▶ **Items**
----------------------------------------

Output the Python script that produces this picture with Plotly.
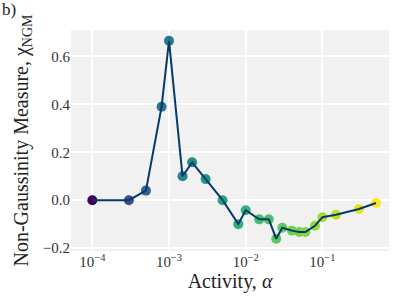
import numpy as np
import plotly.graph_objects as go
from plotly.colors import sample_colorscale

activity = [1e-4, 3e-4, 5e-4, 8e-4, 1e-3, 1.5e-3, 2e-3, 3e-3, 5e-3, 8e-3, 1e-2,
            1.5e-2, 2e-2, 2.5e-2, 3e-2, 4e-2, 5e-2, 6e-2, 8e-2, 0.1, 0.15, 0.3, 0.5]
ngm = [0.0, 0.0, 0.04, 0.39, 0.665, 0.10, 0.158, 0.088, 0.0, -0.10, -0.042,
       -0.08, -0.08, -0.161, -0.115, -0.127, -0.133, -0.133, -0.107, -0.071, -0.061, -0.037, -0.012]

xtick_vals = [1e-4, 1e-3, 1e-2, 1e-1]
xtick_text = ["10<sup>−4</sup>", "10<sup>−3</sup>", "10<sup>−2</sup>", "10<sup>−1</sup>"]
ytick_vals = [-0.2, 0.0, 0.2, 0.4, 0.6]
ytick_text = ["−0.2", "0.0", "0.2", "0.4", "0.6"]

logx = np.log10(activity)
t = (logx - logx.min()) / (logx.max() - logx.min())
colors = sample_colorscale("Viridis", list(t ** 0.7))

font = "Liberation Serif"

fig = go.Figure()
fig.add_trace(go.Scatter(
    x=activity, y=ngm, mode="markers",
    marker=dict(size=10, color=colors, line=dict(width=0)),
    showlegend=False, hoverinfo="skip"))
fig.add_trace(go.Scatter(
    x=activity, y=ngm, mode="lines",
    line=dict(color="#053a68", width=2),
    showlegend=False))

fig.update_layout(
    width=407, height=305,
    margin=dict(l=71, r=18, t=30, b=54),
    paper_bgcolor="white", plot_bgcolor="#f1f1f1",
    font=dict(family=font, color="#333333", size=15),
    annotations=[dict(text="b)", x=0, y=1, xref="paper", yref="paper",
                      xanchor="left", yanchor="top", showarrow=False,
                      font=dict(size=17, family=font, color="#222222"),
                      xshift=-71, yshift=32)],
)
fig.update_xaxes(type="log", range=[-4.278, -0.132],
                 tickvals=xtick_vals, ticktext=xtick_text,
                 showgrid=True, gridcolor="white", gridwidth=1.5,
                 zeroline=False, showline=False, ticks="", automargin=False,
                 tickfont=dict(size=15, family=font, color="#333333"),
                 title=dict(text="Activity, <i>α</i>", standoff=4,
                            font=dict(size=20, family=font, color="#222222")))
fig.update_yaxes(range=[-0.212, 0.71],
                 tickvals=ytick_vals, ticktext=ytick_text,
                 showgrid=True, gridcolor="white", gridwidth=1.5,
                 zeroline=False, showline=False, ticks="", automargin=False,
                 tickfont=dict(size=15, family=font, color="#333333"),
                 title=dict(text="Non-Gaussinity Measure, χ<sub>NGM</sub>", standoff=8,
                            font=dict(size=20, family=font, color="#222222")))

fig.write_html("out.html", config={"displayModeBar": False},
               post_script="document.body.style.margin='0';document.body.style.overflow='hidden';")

----------------------------------------

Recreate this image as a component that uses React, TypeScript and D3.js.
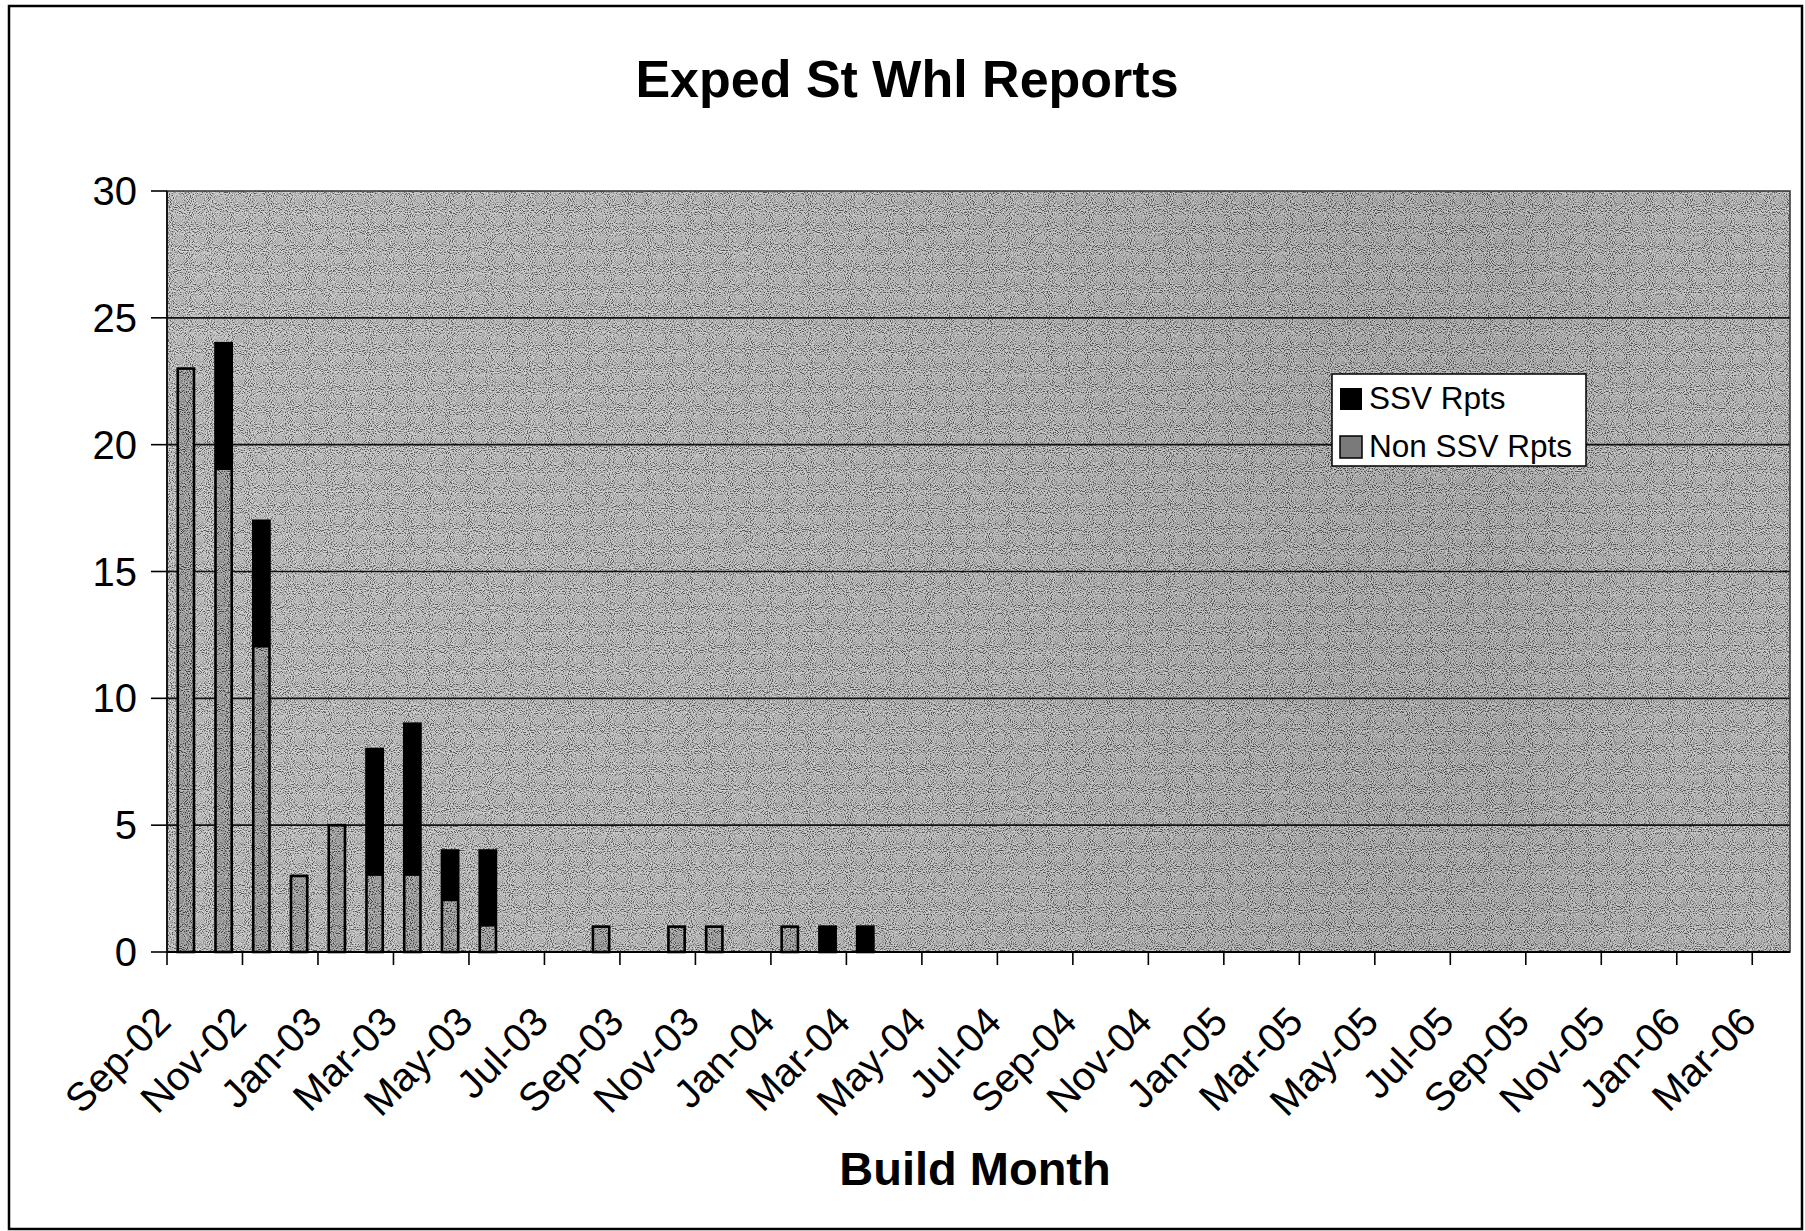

----------------------------------------

▶ **Work required**
Return exactly the lines from the one with "Output the Python" to the one with "showlegend=False))", both ends kept, and only those. Images are left out.

▶ **Response to the task**
Output the Python script that produces this picture with Plotly.
import numpy as np
import plotly.graph_objects as go
from plotly.colors import sample_colorscale

activity = [1e-4, 3e-4, 5e-4, 8e-4, 1e-3, 1.5e-3, 2e-3, 3e-3, 5e-3, 8e-3, 1e-2,
            1.5e-2, 2e-2, 2.5e-2, 3e-2, 4e-2, 5e-2, 6e-2, 8e-2, 0.1, 0.15, 0.3, 0.5]
ngm = [0.0, 0.0, 0.04, 0.39, 0.665, 0.10, 0.158, 0.088, 0.0, -0.10, -0.042,
       -0.08, -0.08, -0.161, -0.115, -0.127, -0.133, -0.133, -0.107, -0.071, -0.061, -0.037, -0.012]

xtick_vals = [1e-4, 1e-3, 1e-2, 1e-1]
xtick_text = ["10<sup>−4</sup>", "10<sup>−3</sup>", "10<sup>−2</sup>", "10<sup>−1</sup>"]
ytick_vals = [-0.2, 0.0, 0.2, 0.4, 0.6]
ytick_text = ["−0.2", "0.0", "0.2", "0.4", "0.6"]

logx = np.log10(activity)
t = (logx - logx.min()) / (logx.max() - logx.min())
colors = sample_colorscale("Viridis", list(t ** 0.7))

font = "Liberation Serif"

fig = go.Figure()
fig.add_trace(go.Scatter(
    x=activity, y=ngm, mode="markers",
    marker=dict(size=10, color=colors, line=dict(width=0)),
    showlegend=False, hoverinfo="skip"))
fig.add_trace(go.Scatter(
    x=activity, y=ngm, mode="lines",
    line=dict(color="#053a68", width=2),
    showlegend=False))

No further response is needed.